◆ THE TASK
Transcribe the full listing exactly, and drop every picture.

◆ SOURCE MATERIAL
=====

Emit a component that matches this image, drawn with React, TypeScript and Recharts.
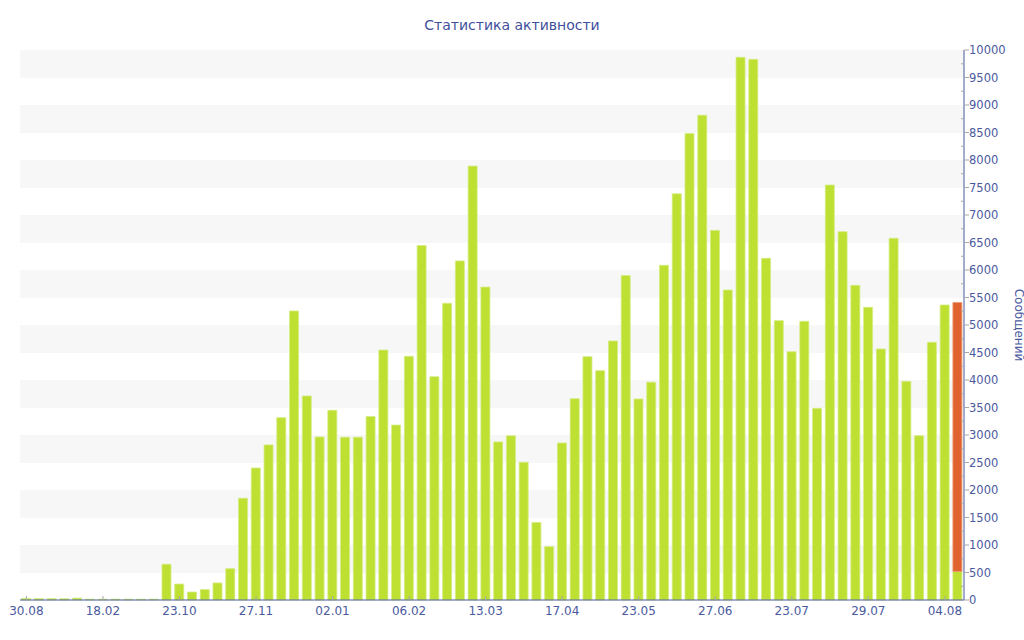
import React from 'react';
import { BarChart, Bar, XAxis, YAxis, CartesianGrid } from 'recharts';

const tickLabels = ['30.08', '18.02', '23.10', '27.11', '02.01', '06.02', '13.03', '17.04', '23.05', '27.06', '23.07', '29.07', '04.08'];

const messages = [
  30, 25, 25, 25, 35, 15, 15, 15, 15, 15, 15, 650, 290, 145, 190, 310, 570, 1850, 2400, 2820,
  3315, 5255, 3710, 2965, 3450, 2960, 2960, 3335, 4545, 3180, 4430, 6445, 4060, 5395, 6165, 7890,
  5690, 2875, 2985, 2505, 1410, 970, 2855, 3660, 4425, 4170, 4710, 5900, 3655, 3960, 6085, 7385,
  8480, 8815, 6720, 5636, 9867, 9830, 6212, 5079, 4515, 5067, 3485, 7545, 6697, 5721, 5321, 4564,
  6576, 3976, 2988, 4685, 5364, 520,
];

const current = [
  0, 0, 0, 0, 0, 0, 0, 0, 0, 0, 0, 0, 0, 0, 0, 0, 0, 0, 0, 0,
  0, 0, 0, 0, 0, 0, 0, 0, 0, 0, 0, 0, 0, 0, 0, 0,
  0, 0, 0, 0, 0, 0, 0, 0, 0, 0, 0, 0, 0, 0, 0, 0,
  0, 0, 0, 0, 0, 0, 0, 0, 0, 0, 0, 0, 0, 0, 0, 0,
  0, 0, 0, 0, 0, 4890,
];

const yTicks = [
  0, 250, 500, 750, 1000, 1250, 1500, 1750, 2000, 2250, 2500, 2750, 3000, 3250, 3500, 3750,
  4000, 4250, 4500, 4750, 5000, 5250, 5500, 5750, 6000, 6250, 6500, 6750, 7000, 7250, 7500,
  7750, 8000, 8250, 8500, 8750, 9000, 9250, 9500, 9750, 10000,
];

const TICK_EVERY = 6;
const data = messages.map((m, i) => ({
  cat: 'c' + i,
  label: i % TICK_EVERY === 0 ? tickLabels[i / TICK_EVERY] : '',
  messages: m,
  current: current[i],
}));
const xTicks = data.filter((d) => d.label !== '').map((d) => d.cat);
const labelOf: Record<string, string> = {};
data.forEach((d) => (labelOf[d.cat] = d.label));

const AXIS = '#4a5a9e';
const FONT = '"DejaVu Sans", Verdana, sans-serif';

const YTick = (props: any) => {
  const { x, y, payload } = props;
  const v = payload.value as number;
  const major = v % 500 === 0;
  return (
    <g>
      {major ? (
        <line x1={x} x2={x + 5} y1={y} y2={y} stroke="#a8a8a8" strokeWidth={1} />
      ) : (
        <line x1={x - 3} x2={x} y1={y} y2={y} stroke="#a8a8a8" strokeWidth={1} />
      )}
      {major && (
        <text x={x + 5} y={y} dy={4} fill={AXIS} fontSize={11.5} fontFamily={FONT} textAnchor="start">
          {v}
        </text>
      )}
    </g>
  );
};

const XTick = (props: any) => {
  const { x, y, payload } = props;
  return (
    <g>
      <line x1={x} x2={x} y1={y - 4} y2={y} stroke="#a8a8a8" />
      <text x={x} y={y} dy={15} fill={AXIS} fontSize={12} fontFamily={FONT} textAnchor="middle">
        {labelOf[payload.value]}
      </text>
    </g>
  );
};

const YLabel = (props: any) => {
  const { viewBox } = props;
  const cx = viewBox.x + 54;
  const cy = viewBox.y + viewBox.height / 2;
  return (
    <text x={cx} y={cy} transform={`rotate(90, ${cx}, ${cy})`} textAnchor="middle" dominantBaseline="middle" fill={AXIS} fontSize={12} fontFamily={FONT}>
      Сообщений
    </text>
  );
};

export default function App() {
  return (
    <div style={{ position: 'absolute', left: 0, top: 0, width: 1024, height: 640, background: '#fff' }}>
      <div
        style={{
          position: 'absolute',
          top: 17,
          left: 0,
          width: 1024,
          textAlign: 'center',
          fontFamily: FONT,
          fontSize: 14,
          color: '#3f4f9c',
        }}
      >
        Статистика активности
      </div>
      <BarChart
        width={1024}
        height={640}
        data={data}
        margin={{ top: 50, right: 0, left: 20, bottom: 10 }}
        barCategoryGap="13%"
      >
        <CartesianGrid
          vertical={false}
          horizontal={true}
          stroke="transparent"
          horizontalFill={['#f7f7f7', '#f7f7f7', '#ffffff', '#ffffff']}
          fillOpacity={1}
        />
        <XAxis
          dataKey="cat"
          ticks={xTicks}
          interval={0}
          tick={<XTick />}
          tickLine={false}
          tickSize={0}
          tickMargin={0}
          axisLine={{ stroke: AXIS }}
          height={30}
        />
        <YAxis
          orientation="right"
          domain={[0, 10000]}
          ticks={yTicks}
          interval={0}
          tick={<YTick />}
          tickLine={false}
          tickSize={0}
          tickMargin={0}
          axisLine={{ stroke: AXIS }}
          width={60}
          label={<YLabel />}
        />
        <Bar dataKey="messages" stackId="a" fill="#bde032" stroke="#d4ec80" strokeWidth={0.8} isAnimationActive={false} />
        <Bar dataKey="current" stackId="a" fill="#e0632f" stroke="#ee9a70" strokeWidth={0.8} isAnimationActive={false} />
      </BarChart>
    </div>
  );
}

=====

◆ REPLY TO THE TASK
Emit a component that matches this image, drawn with React, TypeScript and Recharts.
import React from 'react';
import { BarChart, Bar, XAxis, YAxis, CartesianGrid } from 'recharts';

const tickLabels = ['30.08', '18.02', '23.10', '27.11', '02.01', '06.02', '13.03', '17.04', '23.05', '27.06', '23.07', '29.07', '04.08'];

const messages = [
  30, 25, 25, 25, 35, 15, 15, 15, 15, 15, 15, 650, 290, 145, 190, 310, 570, 1850, 2400, 2820,
  3315, 5255, 3710, 2965, 3450, 2960, 2960, 3335, 4545, 3180, 4430, 6445, 4060, 5395, 6165, 7890,
  5690, 2875, 2985, 2505, 1410, 970, 2855, 3660, 4425, 4170, 4710, 5900, 3655, 3960, 6085, 7385,
  8480, 8815, 6720, 5636, 9867, 9830, 6212, 5079, 4515, 5067, 3485, 7545, 6697, 5721, 5321, 4564,
  6576, 3976, 2988, 4685, 5364, 520,
];

const current = [
  0, 0, 0, 0, 0, 0, 0, 0, 0, 0, 0, 0, 0, 0, 0, 0, 0, 0, 0, 0,
  0, 0, 0, 0, 0, 0, 0, 0, 0, 0, 0, 0, 0, 0, 0, 0,
  0, 0, 0, 0, 0, 0, 0, 0, 0, 0, 0, 0, 0, 0, 0, 0,
  0, 0, 0, 0, 0, 0, 0, 0, 0, 0, 0, 0, 0, 0, 0, 0,
  0, 0, 0, 0, 0, 4890,
];

const yTicks = [
  0, 250, 500, 750, 1000, 1250, 1500, 1750, 2000, 2250, 2500, 2750, 3000, 3250, 3500, 3750,
  4000, 4250, 4500, 4750, 5000, 5250, 5500, 5750, 6000, 6250, 6500, 6750, 7000, 7250, 7500,
  7750, 8000, 8250, 8500, 8750, 9000, 9250, 9500, 9750, 10000,
];

const TICK_EVERY = 6;
const data = messages.map((m, i) => ({
  cat: 'c' + i,
  label: i % TICK_EVERY === 0 ? tickLabels[i / TICK_EVERY] : '',
  messages: m,
  current: current[i],
}));
const xTicks = data.filter((d) => d.label !== '').map((d) => d.cat);
const labelOf: Record<string, string> = {};
data.forEach((d) => (labelOf[d.cat] = d.label));

const AXIS = '#4a5a9e';
const FONT = '"DejaVu Sans", Verdana, sans-serif';

const YTick = (props: any) => {
  const { x, y, payload } = props;
  const v = payload.value as number;
  const major = v % 500 === 0;
  return (
    <g>
      {major ? (
        <line x1={x} x2={x + 5} y1={y} y2={y} stroke="#a8a8a8" strokeWidth={1} />
      ) : (
        <line x1={x - 3} x2={x} y1={y} y2={y} stroke="#a8a8a8" strokeWidth={1} />
      )}
      {major && (
        <text x={x + 5} y={y} dy={4} fill={AXIS} fontSize={11.5} fontFamily={FONT} textAnchor="start">
          {v}
        </text>
      )}
    </g>
  );
};

const XTick = (props: any) => {
  const { x, y, payload } = props;
  return (
    <g>
      <line x1={x} x2={x} y1={y - 4} y2={y} stroke="#a8a8a8" />
      <text x={x} y={y} dy={15} fill={AXIS} fontSize={12} fontFamily={FONT} textAnchor="middle">
        {labelOf[payload.value]}
      </text>
    </g>
  );
};

const YLabel = (props: any) => {
  const { viewBox } = props;
  const cx = viewBox.x + 54;
  const cy = viewBox.y + viewBox.height / 2;
  return (
    <text x={cx} y={cy} transform={`rotate(90, ${cx}, ${cy})`} textAnchor="middle" dominantBaseline="middle" fill={AXIS} fontSize={12} fontFamily={FONT}>
      Сообщений
    </text>
  );
};

export default function App() {
  return (
    <div style={{ position: 'absolute', left: 0, top: 0, width: 1024, height: 640, background: '#fff' }}>
      <div
        style={{
          position: 'absolute',
          top: 17,
          left: 0,
          width: 1024,
          textAlign: 'center',
          fontFamily: FONT,
          fontSize: 14,
          color: '#3f4f9c',
        }}
      >
        Статистика активности
      </div>
      <BarChart
        width={1024}
        height={640}
        data={data}
        margin={{ top: 50, right: 0, left: 20, bottom: 10 }}
        barCategoryGap="13%"
      >
        <CartesianGrid
          vertical={false}
          horizontal={true}
          stroke="transparent"
          horizontalFill={['#f7f7f7', '#f7f7f7', '#ffffff', '#ffffff']}
          fillOpacity={1}
        />
        <XAxis
          dataKey="cat"
          ticks={xTicks}
          interval={0}
          tick={<XTick />}
          tickLine={false}
          tickSize={0}
          tickMargin={0}
          axisLine={{ stroke: AXIS }}
          height={30}
        />
        <YAxis
          orientation="right"
          domain={[0, 10000]}
          ticks={yTicks}
          interval={0}
          tick={<YTick />}
          tickLine={false}
          tickSize={0}
          tickMargin={0}
          axisLine={{ stroke: AXIS }}
          width={60}
          label={<YLabel />}
        />
        <Bar dataKey="messages" stackId="a" fill="#bde032" stroke="#d4ec80" strokeWidth={0.8} isAnimationActive={false} />
        <Bar dataKey="current" stackId="a" fill="#e0632f" stroke="#ee9a70" strokeWidth={0.8} isAnimationActive={false} />
      </BarChart>
    </div>
  );
}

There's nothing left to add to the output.